5 TEMMUZ ÜRÜMÇİ KATLİAMI BASIN AÇIKLAMASI

Birliğin basın açıklaması şu şekilde;

"Bugün biz burada işgalci Çin’in barışçıl protestoları bastırmak için orantısız şiddet uygulaması sonucu, binlerce Doğu Türkistanlının katledildiği, binlercesinin kayıplara karıştığı 5 Temmuz Ürümçi Katliamının yıldönümü münasebetiyle, Doğu Türkistan'da hala devam etmekte olan soykırımı da hatırlatarak bu basın açıklamasını gerçekleştirmekteyiz."

ÜRÜMÇİ KATLİAMINDAN ADIM ADIM SOYKIRIMA

"Temel insan haklarına bile saygı göstermeyen, suçluları cezalandırmayan ve sivil halka karşı aşırı güç kullanan merkezi Çin otoritesi, yaşanan katliamda ciddi bir şekilde sorumluluk taşımaktadır. Ürümçi Katliamında, halkın barışçıl protestolarına yanıt olarak gösterilen orantısız şiddet, insanlık değerlerine ve uluslararası insan hakları standartlarına aykırıdır. 5 Temmuz Ürümçi Katliamı, faşist Çin’in 74 senelik işgal sürecinde Doğu Türkistan halkına yönelik uyguladığı baskı, asimile, sansür ve yok etme politikasının en çarpıcı örneklerinden biridir."

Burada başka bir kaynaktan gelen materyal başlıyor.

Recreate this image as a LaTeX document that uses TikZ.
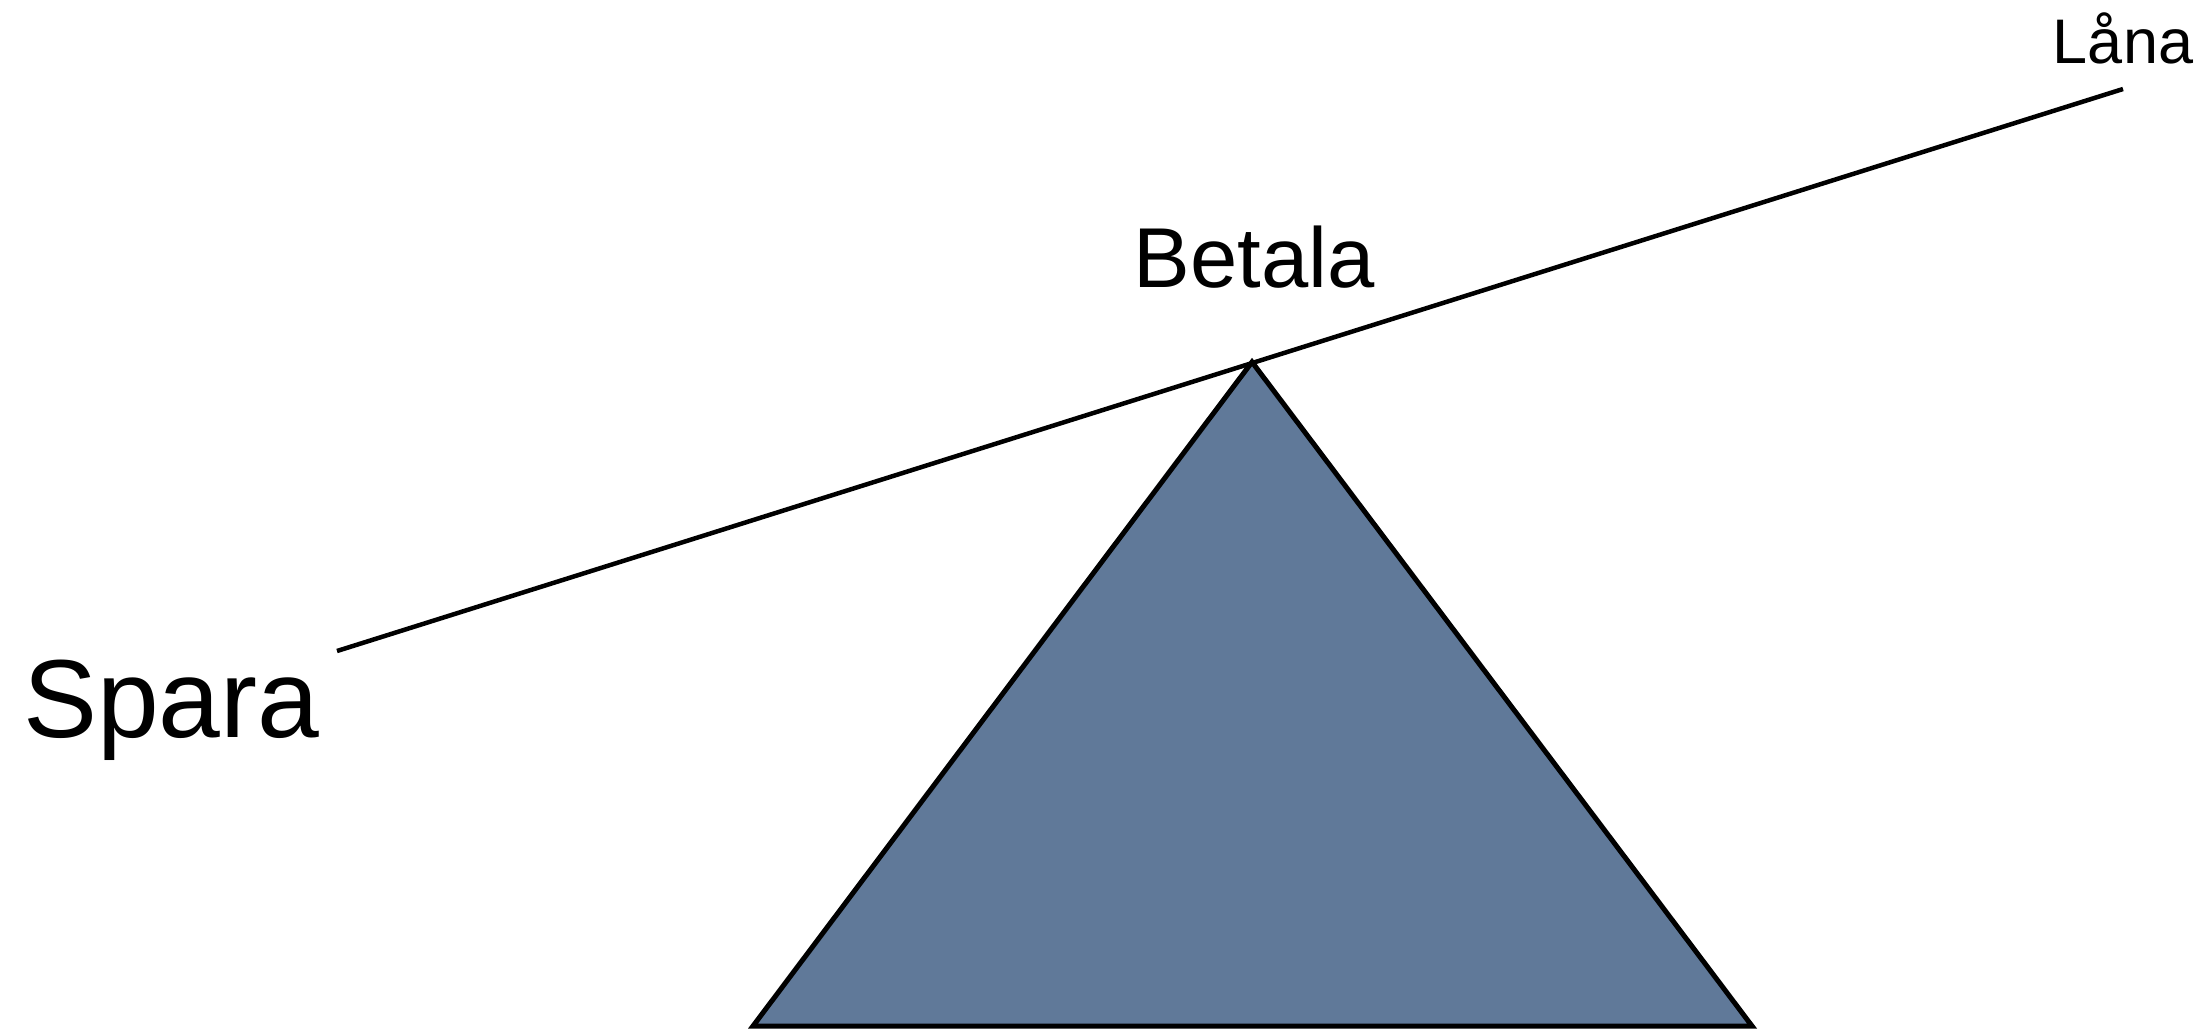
\documentclass[tikz,border=0pt]{standalone}
\usepackage{fontspec}
\setmainfont{Liberation Sans}
\definecolor{wedge}{RGB}{96,121,153}
\tikzset{
  lbl/.style={inner sep=0pt, anchor=base, text=black},
  beam/.style={line width=4.5pt, black},
  fulcrum/.style={fill=wedge, draw=black, line width=5pt, line join=miter}
}
\begin{document}
\begin{tikzpicture}[x=1pt,y=-1pt]
\useasboundingbox (0,0) rectangle (2208,1029);
\fill[white] (0,0) rectangle (2208,1029);
% fulcrum
\coordinate (apex) at (1252,362);
\coordinate (bl) at (753,1026);
\coordinate (br) at (1752,1026);
\draw[fulcrum] (apex) -- (br) -- (bl) -- cycle;
% beam
\coordinate (bstart) at (337,651);
\coordinate (bend) at (2123,89);
\draw[beam] (bstart) -- (bend);
% labels
\node[lbl, anchor=base west] (spara) at (23,737) {\fontsize{111}{125}\selectfont Spara};
\node[lbl] (betala) at (1254,287) {\fontsize{85}{100}\selectfont Betala};
\node[lbl] (lana) at (2123,63) {\fontsize{63}{70}\selectfont Låna};
\end{tikzpicture}
\end{document}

"ERDOĞAN ÜRÜMÇİ KATLİAMINA SOYKIRIM DEDİ"

"İşgalci Çin’in Ürümçi'de işlediği bu katliam suçuna karşı dönemin başbakanı Sayın Cumhurbaşkanımız Recep Tayyip Erdoğan 'adeta soykırım yaşanmıştır' diye nitelendirmiştir ve güçlü tepki vermiştir. Ancak uluslararası kamuoyu ve devletler tarafından binlerce insanın öldürüldüğü katliamdan sonra, yeteri kadar tepki görmeyen Çin’in geçtiğimiz 14 sene boyunca insan hakları ihlalleri ve katliamları katlanarak devam etti."

"ÇİN YÖNETİMİNİN İKİ YÜZLÜLÜĞÜ DEVAM EDİYOR"

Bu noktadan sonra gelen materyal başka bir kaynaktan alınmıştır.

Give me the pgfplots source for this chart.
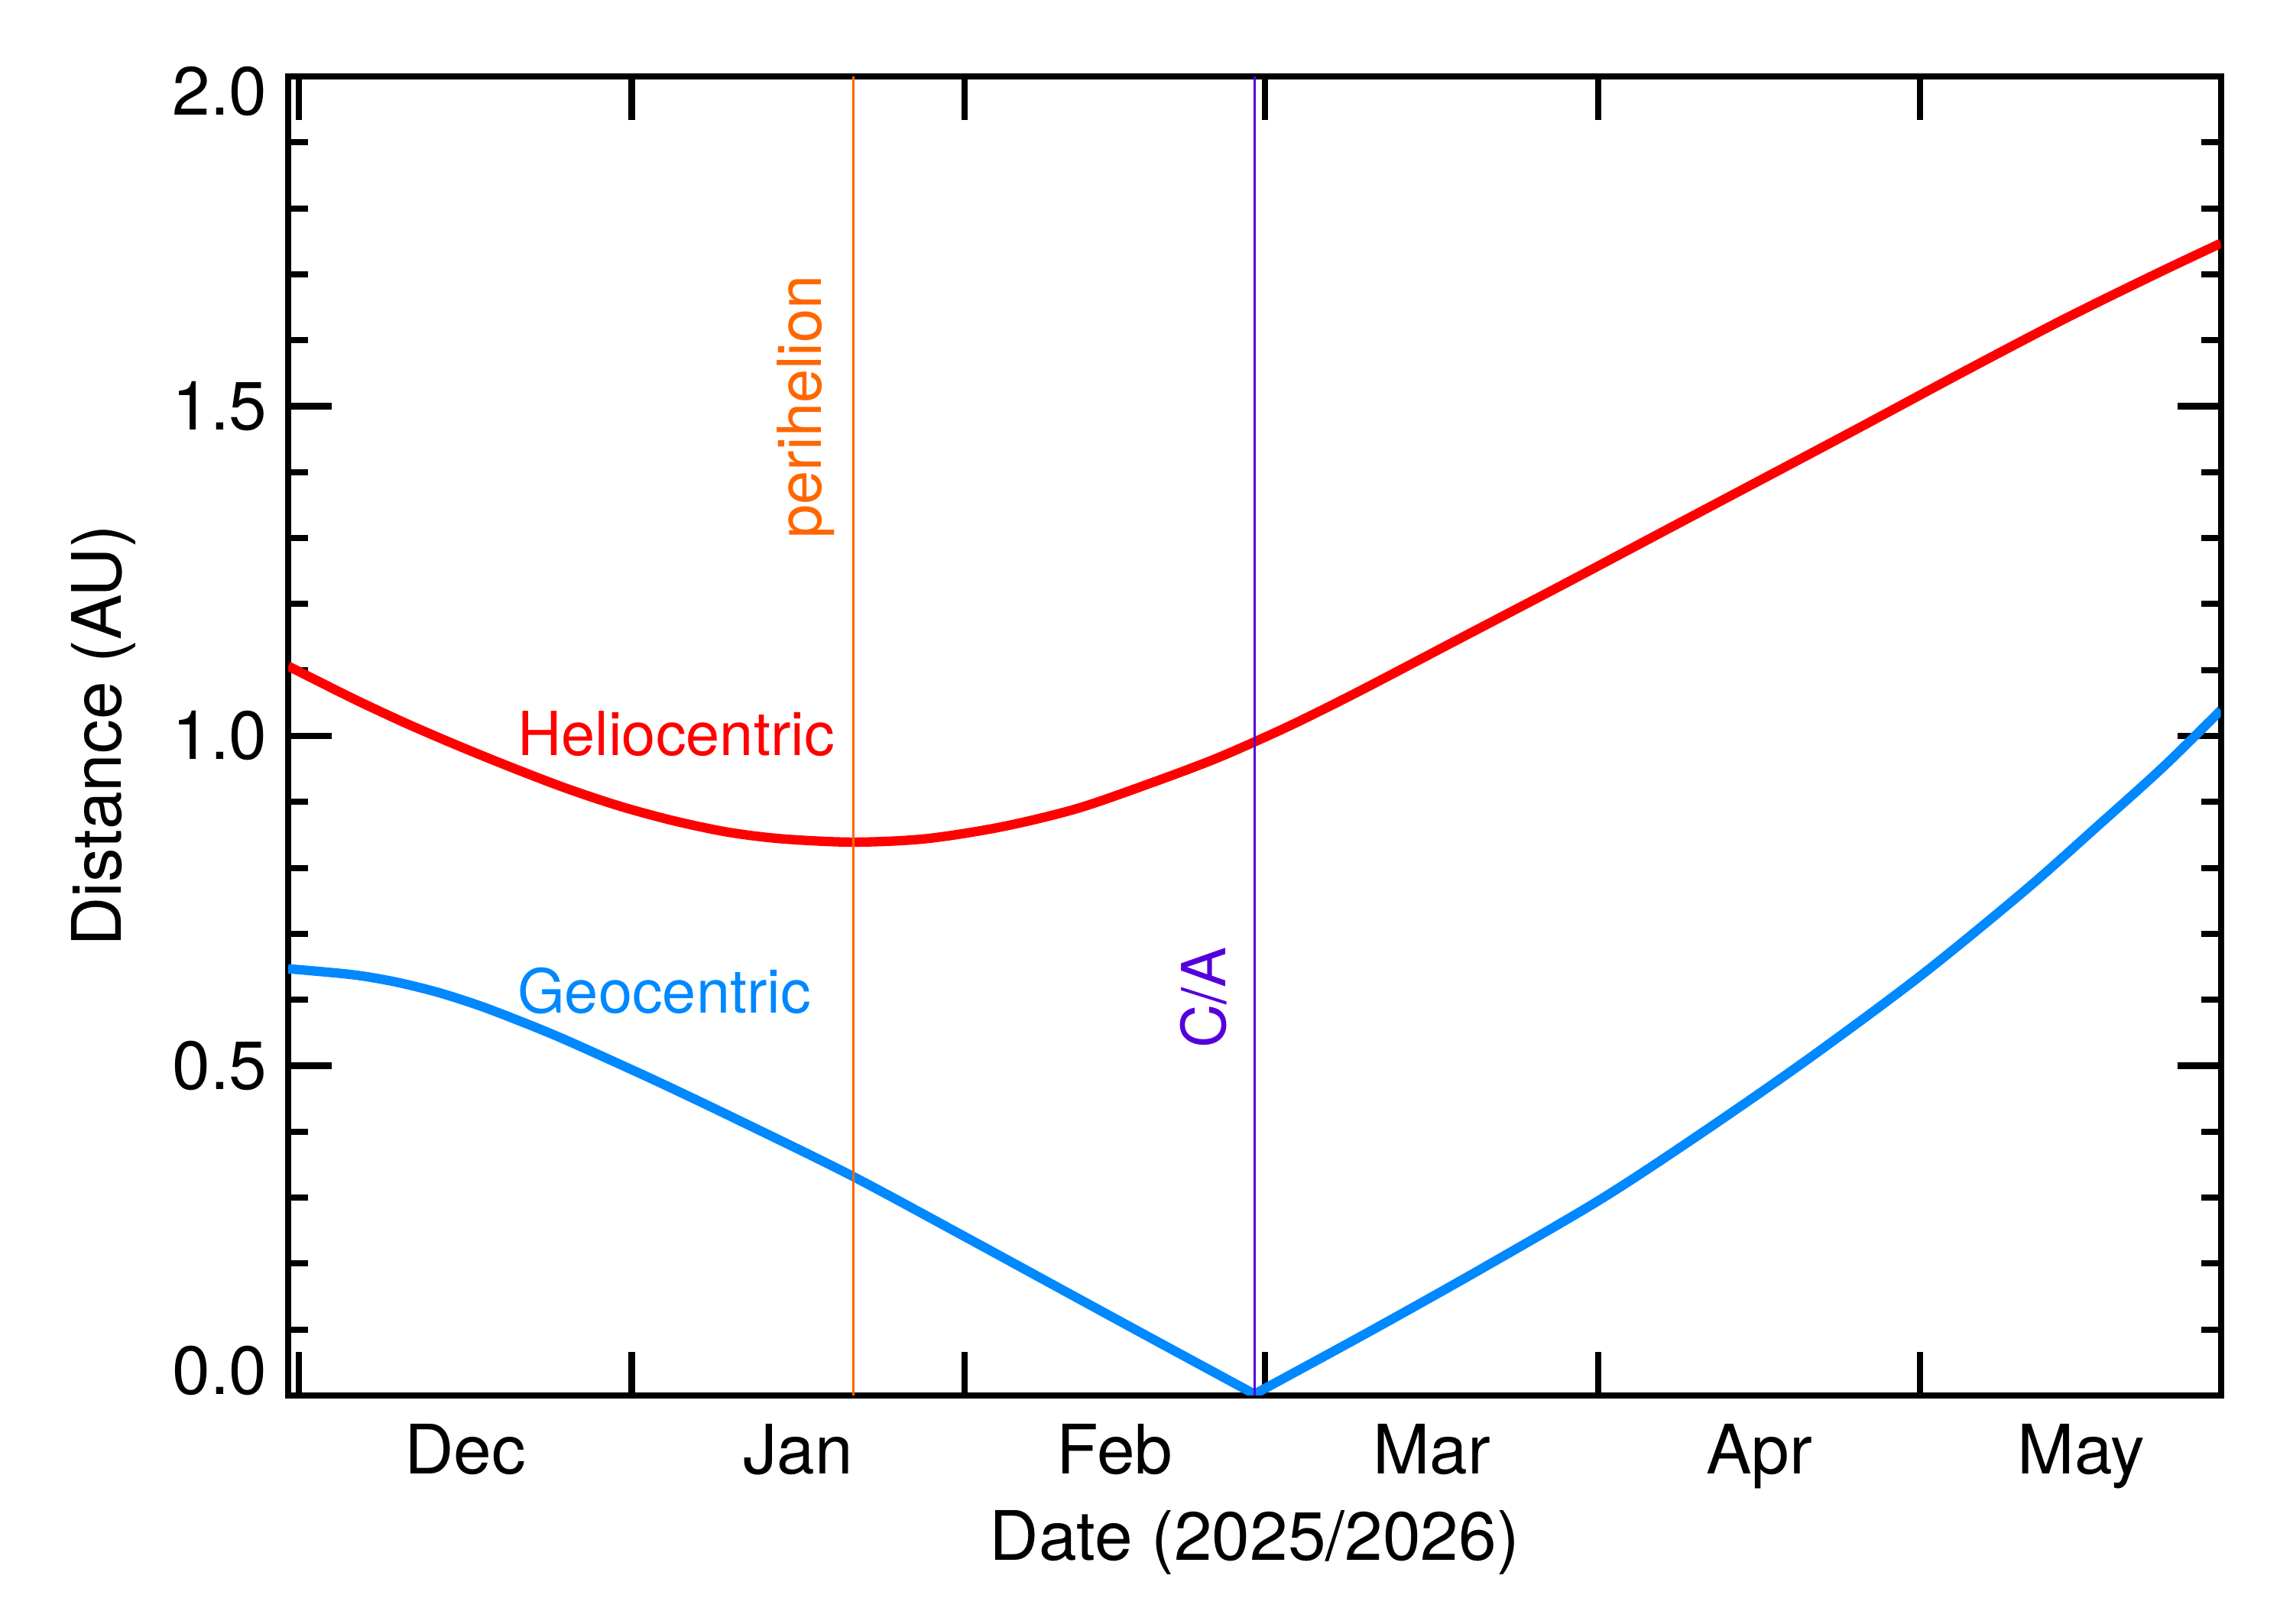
\documentclass[border=0pt]{standalone}
\usepackage{fontspec}
\setmainfont{TeX Gyre Heros}
\usepackage{pgfplots}
\pgfplotsset{compat=1.18}

\definecolor{helio}{RGB}{255,0,0}
\definecolor{geo}{RGB}{0,136,255}
\definecolor{peri}{RGB}{255,102,0}
\definecolor{closeapp}{RGB}{85,0,220}

\newcommand{\axisfont}{\fontsize{12.7}{15}\selectfont}
\newcommand{\notefont}{\fontsize{11.3}{13}\selectfont}

\begin{document}
\begin{tikzpicture}
\path[use as bounding box] (-18.85mm,-14.95mm) rectangle (131.15mm,91.3mm);
\begin{axis}[
  at={(0,0)}, anchor=south west,
  scale only axis,
  width=126.43mm, height=86.3mm,
  xmin=-1, xmax=179, ymin=0, ymax=2,
  clip mode=individual,
  axis line style={line width=1.15pt},
  every tick/.style={black, line width=1.15pt},
  major tick length=2.85mm, minor tick length=1.3mm,
  % month boundaries (days from 1 Dec 2025)
  xtick={0,31,62,90,121,151}, xticklabels={,,,,,},
  extra x ticks={15.5,46.5,76,105.5,136,166},
  extra x tick labels={Dec,Jan,Feb,Mar,Apr,May},
  extra x tick style={major tick length=0pt},
  ytick={0,0.5,1,1.5,2}, yticklabels={,0.5,1.0,1.5,},
  minor y tick num=4,
  ticklabel style={font=\axisfont, inner sep=0pt},
  xticklabel style={anchor=north, yshift=-1.79mm},
  yticklabel style={anchor=east, xshift=-1.3mm},
  xlabel={Date (2025/2026)}, ylabel={Distance (AU)},
  label style={font=\axisfont, inner sep=0pt},
  xlabel style={at={(axis description cs:0.5,-0.1251)}, anchor=base},
  ylabel style={at={(axis description cs:-0.0866,0.5)}, anchor=base},
]

% heliocentric distance
\addplot[helio, line width=1.75pt, smooth] coordinates {
  (-1,1.106) (5,1.057) (10,1.019) (15,0.984) (20,0.951) (25,0.920)
  (30,0.893) (35,0.871) (40,0.854) (45,0.844) (51.6,0.839) (58.3,0.844)
  (65.4,0.862) (72.5,0.890) (79.6,0.930) (85,0.963) (89,0.991) (93,1.021)
  (98.9,1.069) (108.4,1.150) (117.8,1.230) (127.3,1.312) (135.9,1.386)
  (145.4,1.468) (154.9,1.551) (164.4,1.632) (172.9,1.700) (179,1.747)
};

% geocentric distance, before and after close approach
\addplot[geo, line width=1.75pt, smooth] coordinates {
  (-1,0.647) (5,0.638) (9,0.627) (13,0.611) (17,0.590) (21,0.565)
  (25,0.538) (33,0.479) (41,0.417) (51.5,0.333) (62,0.241) (70,0.170)
  (78,0.099) (89,0.002)
};
\addplot[geo, line width=1.75pt, smooth] coordinates {
  (89,0.002) (99.5,0.095) (109.7,0.188) (121.1,0.296) (130.1,0.392)
  (140.3,0.507) (151,0.636) (160.7,0.765) (167.5,0.863) (173.7,0.954)
  (179,1.039)
};

% perihelion and close approach
\addplot[peri, line width=0.5pt] coordinates {(51.65,0) (51.65,2)};
\addplot[closeapp, line width=0.45pt] coordinates {(89,0) (89,2)};

\node[helio, font=\notefont, inner sep=0pt, anchor=base east] at (axis cs:50,0.970) {Heliocentric};
\node[geo, font=\notefont, inner sep=0pt, anchor=base east] at (axis cs:47.8,0.580) {Geocentric};
\node[peri, font=\notefont, inner sep=0pt, rotate=90, anchor=base west] at (axis cs:48.66,1.298) {perihelion};
\node[closeapp, font=\notefont, inner sep=0pt, rotate=90, anchor=base west] at (axis cs:86.3,0.525) {C/A};

% end labels of the y axis sit inside the frame
\node[font=\axisfont, inner sep=0pt, anchor=east] at ([xshift=-1.3mm,yshift=-1.0mm]rel axis cs:0,1) {2.0};
\node[font=\axisfont, inner sep=0pt, anchor=east] at ([xshift=-1.3mm,yshift=1.6mm]rel axis cs:0,0) {0.0};
\end{axis}
\end{tikzpicture}
\end{document}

"2014 senesinden sonra ise baskı politikası birçok devlet ve uluslararası kuruluşun kabul ettiği terim ile soykırım politikası olarak değişti ve Doğu Türkistan’ın farklı bölgelerinde Nazi rejiminden aşina olduğumuz binlerce toplama kampları inşa edildi. Günümüze kadar terör ve iki yüzlülük suçlaması ile milyonlarca insan bu kamplara kapatıldı. Söz konusu Nazi kampları dini ve kültürel kimlikten arındırma aracı olarak Doğu Türkistan halkının özgürce dinini, dilini, kültürünü ve tüm insan haklarını yaşamasını yasaklayan, köle işçilik, toplu tecavüz, organ çalma, işkence, ilaç deneyimi, aşağılama ve usulsüz infazın söz konusu olduğu, en son sızan belgelere göre 10 küsur yaşındaki küçük çocuklardan tutun, 90 yaşına girmiş yaşlılara kadar herkesin kapatıldığı asimile amaçlı kurulmuş, bir sistematik soykırım uygulamasıdır."

ÇİN, UYGUR TÜRKLERİNE SOYKIRIM YAPIYOR!

"Tüm bunlardan açıkça görülüyor ki Çin, 21. yüzyıl insan medeniyetinin üzerine kurulu olduğu tüm değerlere düşmandır. İşgalci Çin, İnsan hayatı için onurlu bir mücadelenin sonucu olarak tarihin tozlu sayfalarına gömülen kölelik ve faşizm gibi insan hayatını yok sayan tüm cinayetleri Doğu Türkistan’da yeniden hayata geçirmektedir. Yayılmacı zihniyet ile başlattığı Yol Kuşak Projesinin garantilenmesi için söz konusu sistematik soykırım uygulamalarını reva gören işgalci Çin, kendi varlığı ile faşizme, otoriterliğe ve yayılmacılığa umut olmakta, insan hakları ihlalleri ve katliamları politik gücü ile normalleştirerek bu duruma sessiz kalmaya zorlanan toplumların vicdanını köreltmekte, ahlakını yozlaştırmakta ve tüm insanlığa karşı her geçen gün daha büyük tehlike arz etmektedir."